Будучи спонтанной, объективная случайность, однако, не свободна от причинной связи. Отчасти заимствованная у Энгельса, эта категория призвана примирить марксистскую и фрейдистскую модели детерминизма (AF 31). По этой причине Бретон вроде бы подчеркивает психический, или внутренний, аспект необходимости (такие формулировки, как «пароксизмы беспокойства» и «тревожные связи» [AF 28, 32], даже намекают на нездешнее), однако в итоге отводит привилегированную роль внешнему аспекту: «Случайность есть форма проявления внешней необходимости, пролагающей себе дорогу в человеческом бессознательном» (AF 31)[132]. Это определение, не полностью опровергающее традиционное представление о причинно-следственной связи, вновь выдает действие защитной проекции, благодаря которой бессознательное принуждение, ассоциируемое с реальным событием, видится вместо этого как реальное событие, вызывающее бессознательный эффект. (Эта проекция психического на внешний мир существенна и типична для сюрреализма: поэтому Эрнст ощущает себя пассивным «зрителем» собственных работ, а Бретон — «растерянным свидетелем» [Н 195] собственной жизни[133].) Подобно конвульсивной красоте, объективная случайность и есть эта «истерическая» неразличимость внутреннего импульса и внешнего знака; но, в отличие от конвульсивной красоты, объективная случайность указывает на механизм, лежащий в основе этой неразличимости, — на компульсивное повторение.
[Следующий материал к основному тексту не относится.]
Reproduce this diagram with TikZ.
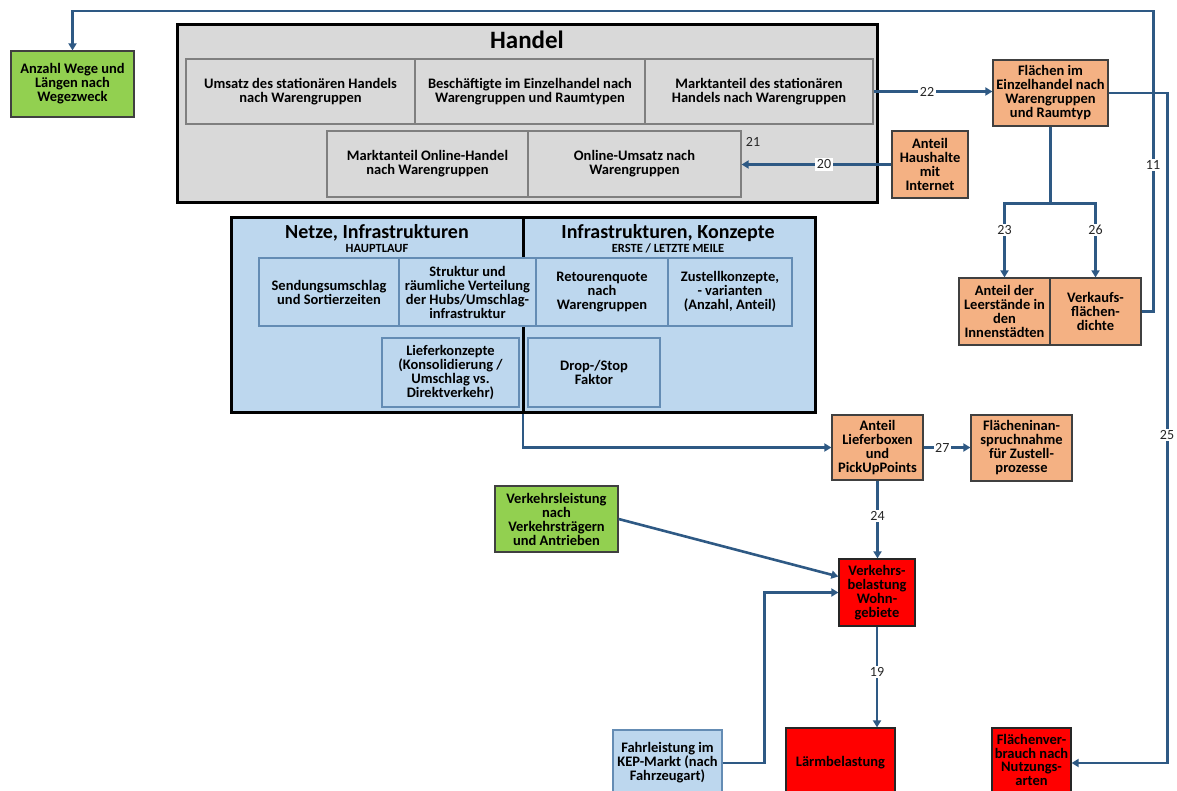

В случае компульсивности, действующей в объективной случайности, субъект повторяет травматический опыт — реальный или фантазматический, экзогенный или эндогенный, — которого не помнит. Повторяет потому, что не может вспомнить: повторение происходит вследствие вытеснения, вместо воспоминания. Вот почему каждое повторение в объективной случайности кажется неожиданным и вместе с тем предопределенным, связанным с нынешними обстоятельствами и вместе с тем управляемым некой «демонической» силой[134]. Сюрреалисты из круга Бретона ощущали эту силу: она завораживала их, даже если они ей противостояли. И точно так же, как нездешнее рекодируется как чудесное, а жизнь, приостановленная в своем движении, сублимируется как конвульсивная красота, компульсивное повторение подвергается инверсии и предстает в виде объективной случайности: ее случаи воспринимаются как внешние «сигналы» (Н 194) будущих событий, а не как внутренние знаки прошлых состояний; тревога проецируется как знамение. Но пока это лишь гипотеза, которую мне предстоит проверить.
В трех главных романах Бретона, «Наде», «Сообщающихся сосудах» и «Безумной любви», предметы — «редкостные», места — «незнакомые», встречи — «неожиданные» (Н 194–195), но над всеми ними витает призрак повторения. То же и сам Бретон — вплоть до того, что он ощущает себя привидением. «Наверное, вся жизнь моя — иллюстрация в таком духе, и я приговорен возвращаться вспять, постоянно думая, что совершаю открытие; настойчиво постигать то, что должен был бы попросту узнавать; изучать заново ничтожную долю всего, что позабыл», — пишет он в самом начале «Нади» (Н 190). Такое вытеснение и возвращение структурируют объективную случайность как парадокс: серийное повторение уникальных встреч, управляемое не только компульсивностью, но также идентификацией и желанием. Становится трудно различить задействованные при этом типы повторения. С одной стороны, нарративами Бретона движет повторение в желании; с другой стороны, когда начинает ощущаться связь между желанием и смертью (в конце «Нади» и периодически в «Безумной любви»), эти нарративы разваливаются. Повествовательные конвульсии вызываются не чем иным, как этим психическим напряжением.